Although the central heating boiler is quite old it is still functional, but we added smart heating controls which meant that the occupants were able to control the temperatures in individual rooms and at varying times.

The homeowner reported that the house was easier to heat and had a more stable temperature and was overall more comfortable.

Drafts cured in Edwardian kitchen diner.

We were invited to help a customer in South Manchester who had a very drafty floor in their kitchen diner. Their house was a Edwardian semi detached property.

The floorboards had been exposed and they were allowing cold drafts to penetrate into the living areas, making the room cold and almost unbearable in very cold weather. Some of the air bricks around the house had been closed off and there was a connection to the other half of the building.

We insulated the floor and added an air tight layer underneath to make sure that no drafts of cold air could get into the living areas. We added extra air bricks to make sure that the area under the floor was well ventilated.

The homeowner has since told us that the drafts have stopped and the room is far more comfortable than it was before we did the work.

Wall insulation project completed.

As part of a major refurbishment we installed external and internal wall insulation to a semi detached house in South Manchester. Putting external cladding onto the front of a house alters the look of the property and can run into problems with planning constraints. We put wood fibre insulation down the side wall as it would be partially hidden by the adjoining house.

Inside the property we put wood fibre insulation on the front walls and the rear walls, this meant that when combined with the external wall insulation the house was almost entirely wrapped. Wrapping the house externally is the best way to insulate a house, but it doesn’t suit every property, nor is it allowed if the property is listed or situated in a conservation area.

Wood fibre insulation was the best material to use for this property as it allows the walls to breathe and it lets moisture through the structure. It improves the air quality and slows the heat loss making for a more comfortable and less humid internal atmosphere.

The surface of the insulation is rendered with a lime render further increasing the moisture controlling aspect of the product.

Lazy bank holidays

To think that it was only a few short weeks ago when the awful winter weather finally turned a corner. The cold and wind and rain seem like a distant memory. It seems churlish turn our thoughts to insulation and making our homes warmer, but its during hot weather that one of the side effects of insulation comes to the fore.

Ventilation is an important aspect to consider when you’re improving the insulation levels of your home. Its during these summer months that we realise we also need ventilation. In fact ventilation is an important aspect in most homes.

It can be as simple as opening a window to the more complex heat recovery systems. The type of system you need depends on how air tight your home is. If its very air tight, you might find a mechanical heat recovery ventilation system is just what you need. If however, you have a more traditional draughty home, you might only need intermittent extraction in the kitchen and bathroom.

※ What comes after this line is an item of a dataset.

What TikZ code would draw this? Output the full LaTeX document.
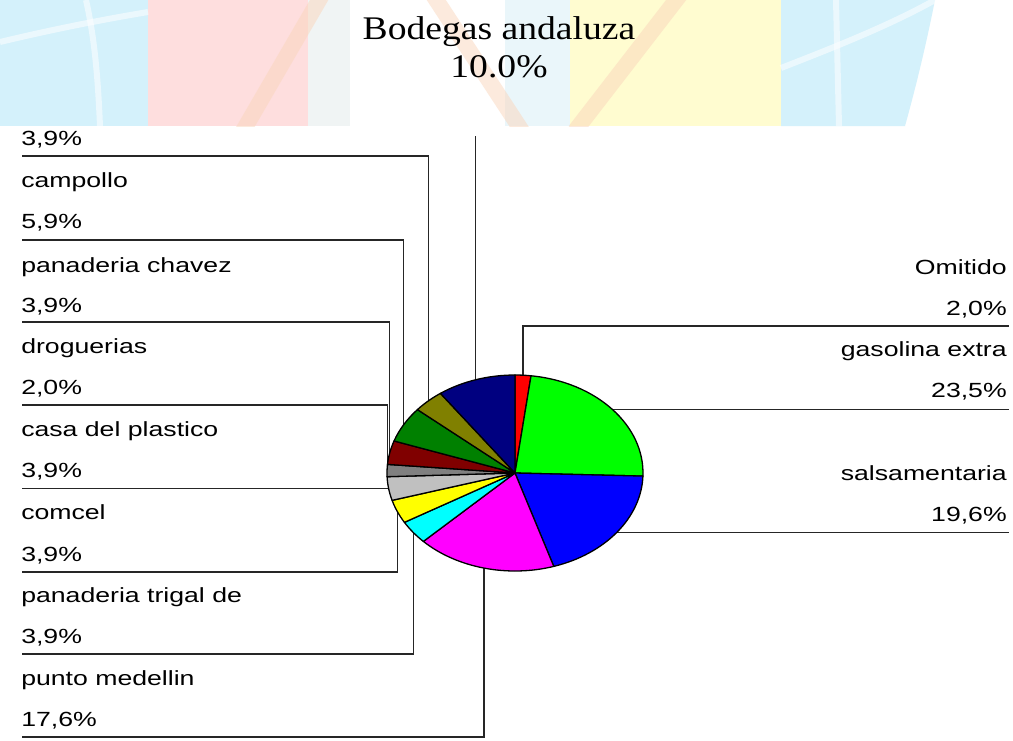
\documentclass[tikz,border=0pt]{standalone}
\usepackage{fontspec}
\newfontfamily\labfont{Liberation Sans}
\newfontfamily\titfont{Liberation Serif}
\definecolor{bgblue}{RGB}{212,241,251}
\definecolor{bgpink}{RGB}{254,222,222}
\definecolor{bggrey}{RGB}{240,244,244}
\definecolor{bgpale}{RGB}{234,246,250}
\definecolor{bgyellow}{RGB}{255,252,208}
\definecolor{bgpeach}{RGB}{250,214,188}
\definecolor{cRed}{RGB}{255,0,0}
\definecolor{cGreen}{RGB}{0,255,0}
\definecolor{cBlue}{RGB}{0,0,255}
\definecolor{cMagenta}{RGB}{255,0,255}
\definecolor{cCyan}{RGB}{0,255,255}
\definecolor{cYellow}{RGB}{255,255,0}
\definecolor{cSilver}{RGB}{192,192,192}
\definecolor{cGray}{RGB}{128,128,128}
\definecolor{cMaroon}{RGB}{128,0,0}
\definecolor{cDkGreen}{RGB}{0,128,0}
\definecolor{cOlive}{RGB}{128,128,0}
\definecolor{cNavy}{RGB}{0,0,128}
\begin{document}
\begin{tikzpicture}[x=1pt,y=-1pt,
  lab/.style={font=\labfont\fontsize{20.5}{24}\selectfont, xscale=1.3, inner sep=0pt},
  labl/.style={lab, anchor=base west},
  labr/.style={lab, anchor=base east},
  titletext/.style={font=\titfont\fontsize{33}{38}\selectfont, xscale=1.14, inner sep=0pt, anchor=base},
  leader/.style={draw=black!85, line width=1.1pt},
  slice/.style={draw=black, line width=1.3pt, line join=round},
  bgline/.style={draw=white, opacity=0.55, line width=6pt},
  stripe/.style={draw=bgpeach, opacity=0.5, line width=16pt}]
\useasboundingbox (0,0) rectangle (1013,740);
\fill[white] (0,0) rectangle (1013,740);
% faded background band
\begin{scope}
  \clip (0,0) rectangle (1013,126);
  \fill[bgblue] (0,0) rectangle (148,126);
  \fill[bgpink] (148,0) rectangle (308,126);
  \fill[bggrey] (308,0) rectangle (350,126);
  \fill[bgpale] (505,0) rectangle (570,126);
  \fill[bgyellow] (570,0) rectangle (781,126);
  \fill[bgblue] (781,0) -- (935,0) .. controls (925,50) and (915,90) .. (905,126) -- (781,126) -- cycle;
  \draw[bgline] (0,42) .. controls (50,30) and (100,20) .. (148,12);
  \draw[bgline] (86,0) .. controls (95,40) and (98,80) .. (100,126);
  \draw[bgline] (836,0) -- (839,126);
  \draw[bgline] (781,68) .. controls (840,45) and (890,25) .. (935,0);
  \draw[stripe] (322,-5) -- (243,131);
  \draw[stripe] (433,-5) -- (522,131);
  \draw[stripe] (680,-5) -- (575,131);
\end{scope}
% title of the navy slice
\node[titletext] (t1) at (499,39) {Bodegas andaluza};
\node[titletext] (t2) at (499,77) {10.0\%};
% pie anchor points
\begin{scope}[shift={(515,473)}, x=1pt, y=1pt]
  \coordinate (pRed) at (86.4:128 and 98);
  \coordinate (pGreen) at (40.5:128 and 98);
  \coordinate (pBlue) at (-37.08:128 and 98);
  \coordinate (pMagenta) at (-104.04:128 and 98);
  \coordinate (pCyan) at (-142.74:128 and 98);
  \coordinate (pYellow) at (-156.78:128 and 98);
  \coordinate (pSilver) at (-170.82:128 and 98);
  \coordinate (pGray) at (-181.44:128 and 98);
  \coordinate (pMaroon) at (-192.06:128 and 98);
  \coordinate (pDkGreen) at (-209.7:128 and 98);
  \coordinate (pOlive) at (-227.34:128 and 98);
  \coordinate (pNavy) at (-252.18:128 and 98);
\end{scope}
% leader end points
\coordinate (hNavy) at (0,136);
\coordinate (hOlive) at (22,156);
\coordinate (hDkGreen) at (22,240);
\coordinate (hMaroon) at (22,322);
\coordinate (hGray) at (22,405);
\coordinate (hSilver) at (22,0);
\coordinate (hYellow) at (22,572);
\coordinate (hCyan) at (22,654);
\coordinate (hMagenta) at (22,737);
\coordinate (hRed) at (1009,326);
\coordinate (hGreen) at (1009,0);
\coordinate (hBlue) at (1009,0);
% leaders
\draw[leader] (pNavy) -- (pNavy |- hNavy);
\draw[leader] (pOlive) -- (pOlive |- hOlive) -- (hOlive);
\draw[leader] (pDkGreen) -- (pDkGreen |- hDkGreen) -- (hDkGreen);
\draw[leader] (pMaroon) -- (pMaroon |- hMaroon) -- (hMaroon);
\draw[leader] (pGray) -- (pGray |- hGray) -- (hGray);
\draw[leader] (pSilver) -- (pSilver -| hSilver);
\draw[leader] (pYellow) -- (pYellow |- hYellow) -- (hYellow);
\draw[leader] (pCyan) -- (pCyan |- hCyan) -- (hCyan);
\draw[leader] (pMagenta) -- (pMagenta |- hMagenta) -- (hMagenta);
\draw[leader] (pRed) -- (pRed |- hRed) -- (hRed);
\draw[leader] (pGreen) -- (pGreen -| hGreen);
\draw[leader] (pBlue) -- (pBlue -| hBlue);
% pie
\begin{scope}[shift={(515,473)}, x=1pt, y=1pt]
  \filldraw[slice, fill=cRed] (0,0) -- (90:128 and 98) arc[start angle=90, end angle=82.8, x radius=128, y radius=98] -- cycle;
  \filldraw[slice, fill=cGreen] (0,0) -- (82.8:128 and 98) arc[start angle=82.8, end angle=-1.8, x radius=128, y radius=98] -- cycle;
  \filldraw[slice, fill=cBlue] (0,0) -- (-1.8:128 and 98) arc[start angle=-1.8, end angle=-72.36, x radius=128, y radius=98] -- cycle;
  \filldraw[slice, fill=cMagenta] (0,0) -- (-72.36:128 and 98) arc[start angle=-72.36, end angle=-135.72, x radius=128, y radius=98] -- cycle;
  \filldraw[slice, fill=cCyan] (0,0) -- (-135.72:128 and 98) arc[start angle=-135.72, end angle=-149.76, x radius=128, y radius=98] -- cycle;
  \filldraw[slice, fill=cYellow] (0,0) -- (-149.76:128 and 98) arc[start angle=-149.76, end angle=-163.8, x radius=128, y radius=98] -- cycle;
  \filldraw[slice, fill=cSilver] (0,0) -- (-163.8:128 and 98) arc[start angle=-163.8, end angle=-177.84, x radius=128, y radius=98] -- cycle;
  \filldraw[slice, fill=cGray] (0,0) -- (-177.84:128 and 98) arc[start angle=-177.84, end angle=-185.04, x radius=128, y radius=98] -- cycle;
  \filldraw[slice, fill=cMaroon] (0,0) -- (-185.04:128 and 98) arc[start angle=-185.04, end angle=-199.08, x radius=128, y radius=98] -- cycle;
  \filldraw[slice, fill=cDkGreen] (0,0) -- (-199.08:128 and 98) arc[start angle=-199.08, end angle=-220.32, x radius=128, y radius=98] -- cycle;
  \filldraw[slice, fill=cOlive] (0,0) -- (-220.32:128 and 98) arc[start angle=-220.32, end angle=-234.36, x radius=128, y radius=98] -- cycle;
  \filldraw[slice, fill=cNavy] (0,0) -- (-234.36:128 and 98) arc[start angle=-234.36, end angle=-270, x radius=128, y radius=98] -- cycle;
\end{scope}
% left labels
\node[labl] (vOlive) at (21,145) {3,9\%};
\node[labl] (nDkGreen) at (21,187) {campollo};
\node[labl] (vDkGreen) at (21,228) {5,9\%};
\node[labl] (nMaroon) at (21,272) {panaderia chavez};
\node[labl] (vMaroon) at (21,312) {3,9\%};
\node[labl] (nGray) at (21,353) {droguerias};
\node[labl] (vGray) at (21,394) {2,0\%};
\node[labl] (nSilver) at (21,436) {casa del plastico};
\node[labl] (vSilver) at (21,477) {3,9\%};
\node[labl] (nYellow) at (21,519) {comcel};
\node[labl] (vYellow) at (21,561) {3,9\%};
\node[labl] (nCyan) at (21,602) {panaderia trigal de};
\node[labl] (vCyan) at (21,643) {3,9\%};
\node[labl] (nMagenta) at (21,685) {punto medellin};
\node[labl] (vMagenta) at (21,726) {17,6\%};
% right labels
\node[labr] (nRed) at (1007,274) {Omitido};
\node[labr] (vRed) at (1007,315) {2,0\%};
\node[labr] (nGreen) at (1007,356) {gasolina extra};
\node[labr] (vGreen) at (1007,397) {23,5\%};
\node[labr] (nBlue) at (1007,480) {salsamentaria};
\node[labr] (vBlue) at (1007,521) {19,6\%};
\end{tikzpicture}
\end{document}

Not having the right level of ventilation can lead to over heating in summer and condensation and mould problems in the winter. As part of our initial assessment we will ascertain how much and what type of ventilation your home has. We can also organise air tightness tests, these are especially useful if you are embarking on a major renovation or remodel. Having data from before work started and doing another test once work has finished will give you a good idea of how successful your efforts have been.